The Washington Post investigation also highlights that the government’s quiet backing came even as Adani faced legal turmoil overseas. In 2024, the US Department of Justice charged Gautam Adani, his nephew Sagar Adani and six associates with a multi-billion-dollar fraud and bribery scheme, alleging they lied to investors and paid more than $250 million in bribes to win solar-energy contracts in India. The Securities and Exchange Commission (SEC) filed parallel civil charges the same day.

Adani Group denied all wrongdoing, telling The Post that the cases concern “individuals, not our companies,” and insisting that “our growth predates Mr Modi’s leadership.”

The US indictments, The Post reported, rattled lenders worldwide. Three Indian bankers told the paper that US and European banks hesitated to extend new credit, forcing Adani to rely more heavily on domestic sources — notably the state insurer.

At home, India’s Securities and Exchange Board of India (SEBI) is still investigating allegations raised in the 2023 Hindenburg Research report, which accused Adani Group of stock manipulation and accounting irregularities. Although SEBI has dismissed some charges, others remain open.
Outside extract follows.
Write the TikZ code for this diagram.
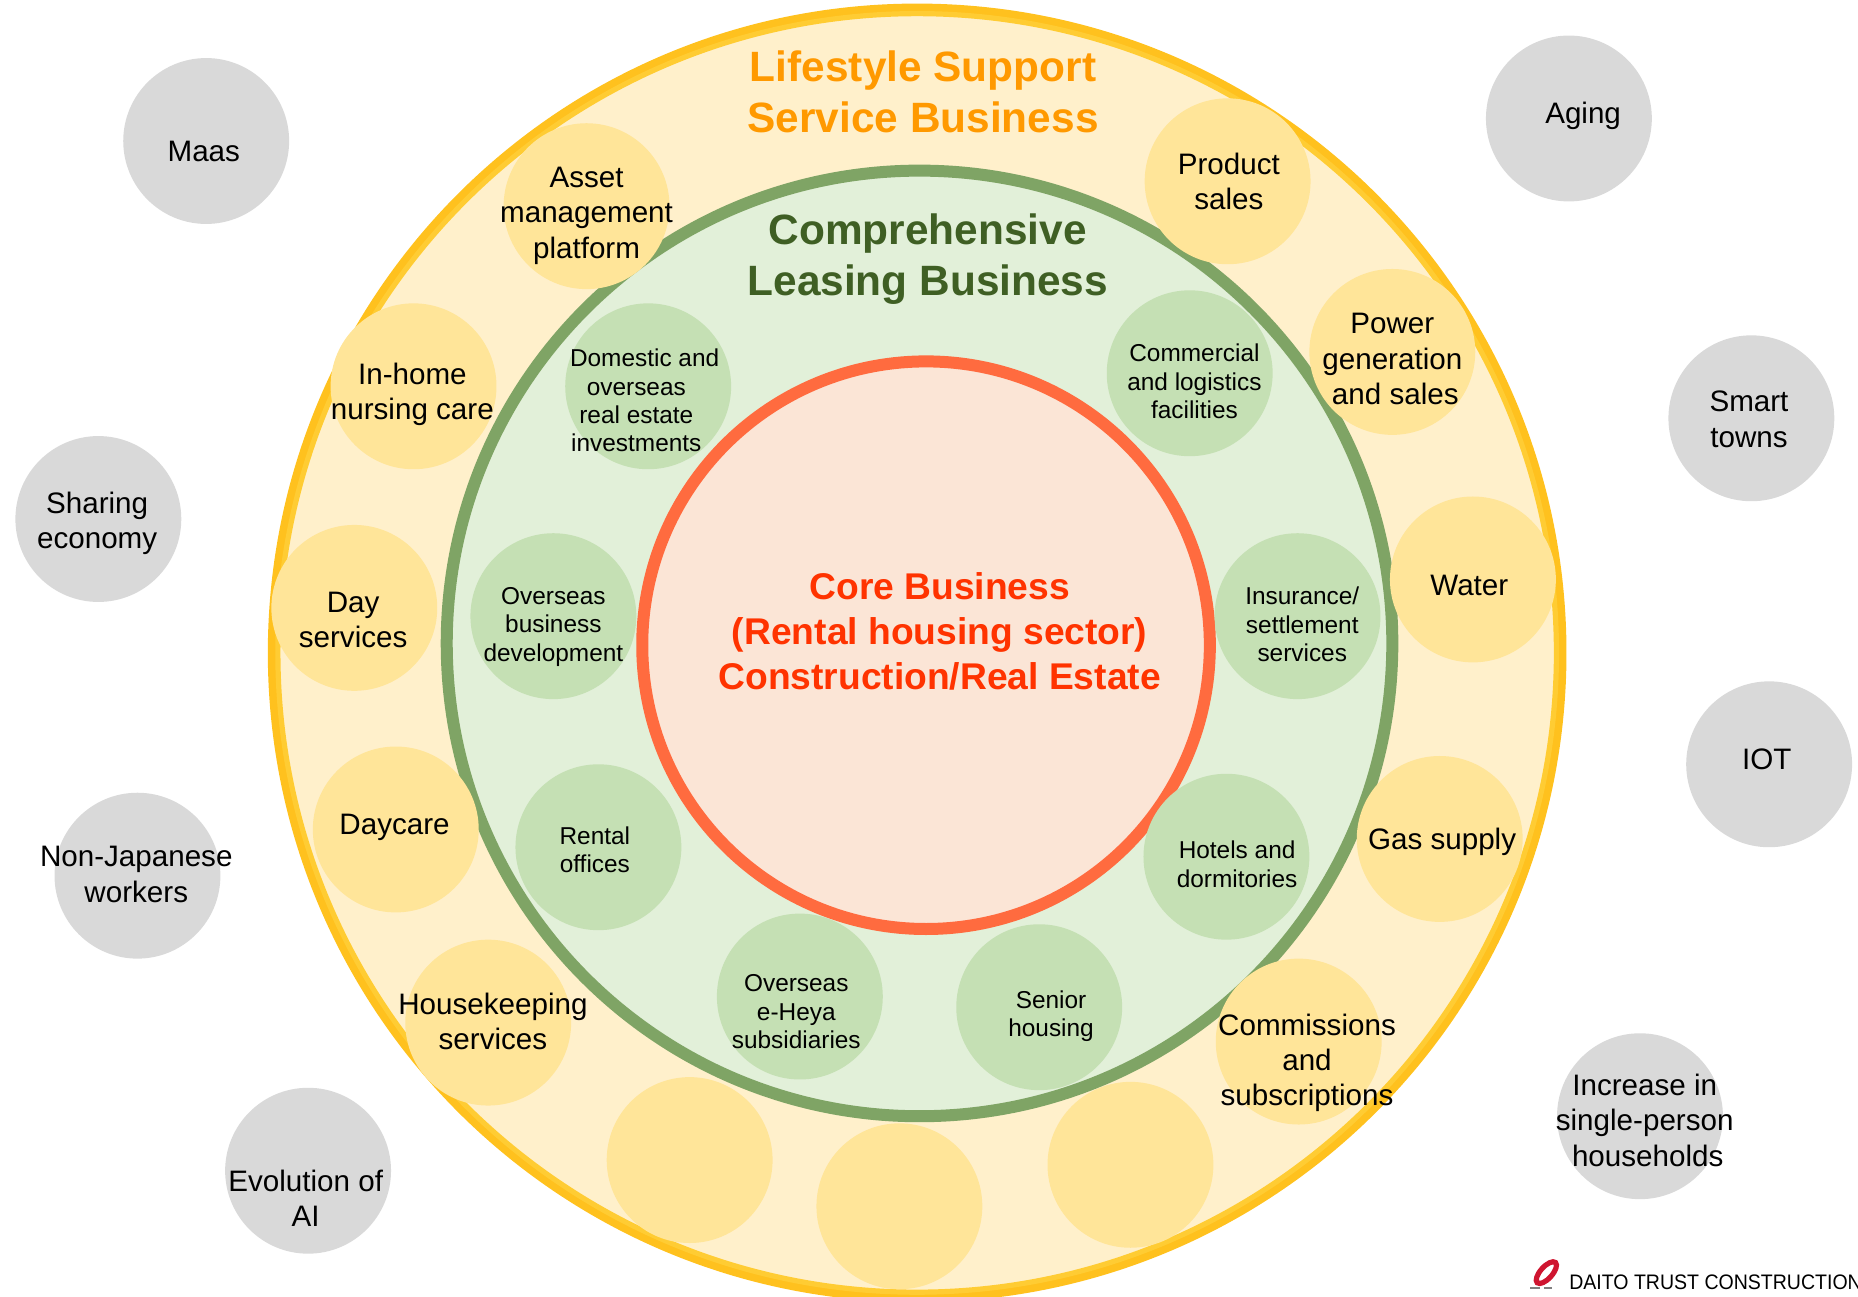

The DFS documents cited by The Washington Post acknowledged that Adani’s securities were “sensitive to controversies” and that LIC had lost roughly $5.6 billion in paper value on its Adani holdings after the Hindenburg episode. Even so, officials concluded that more investment would “align with LIC’s mandate” and India’s “economic objectives”.


The case for confidence

According to The Washington Post, government analysts argued that Adani’s corporate bonds offered better yields — between 7.5 and 8.2 percent — than 10-year government securities at 7.2 percent. They recommended LIC invest about $3.4 billion in Adani Group bonds and another $507 million to increase its stakes in Adani Green Energy and Ambuja Cements.

For the government, the infusion was meant not only to ease Adani’s refinancing burden but also to reassure markets after foreign investors fled. For opponents, it was public money underwriting private risk. “This is abnormal behaviour for an insurer whose mandate is to protect the poor and rural policyholder,” Hazari told The Post. “If anything happens to LIC, it’s the taxpayer who will have to bail it out.”

Transparency International’s Kush Amin told The Post the plan showed that Adani “operates under a different set of rules” because of his proximity to power.

Adani’s defence and official silence

In its written response to The Washington Post, Adani Group rejected claims of government-orchestrated support: “LIC invests across multiple corporate groups — suggesting preferential treatment for Adani is misleading. Moreover, LIC has earned returns from its exposure to our portfolio.”

LIC, the DFS and the Prime Minister’s Office declined to comment to The Post.

The insurer’s defenders argue that Adani’s projects — from renewable power to ports and logistics — are vital to India’s infrastructure expansion and therefore a logical long-term investment.

But, as The Post reported, the optics have been damaging: a debt-laden conglomerate under US investigation buoyed by India’s oldest public insurer has revived questions about governance, transparency and the fusion of political and corporate power.

A blurred boundary

For now, the LIC funding has helped Adani weather a tightening global credit market and preserve control over prized assets. Yet, as Rahul Gandhi’s refrain — “premium yours, benefit Adani’s” — continues to echo, the episode encapsulates a deeper tension in India’s growth story: between the state’s developmental ambitions and the risks of entwining public money with private empires.

The government insists it is betting on India’s future. Its critics, quoting The Washington Post’s findings, counter that it is mortgaging that future to protect one man’s fortunes.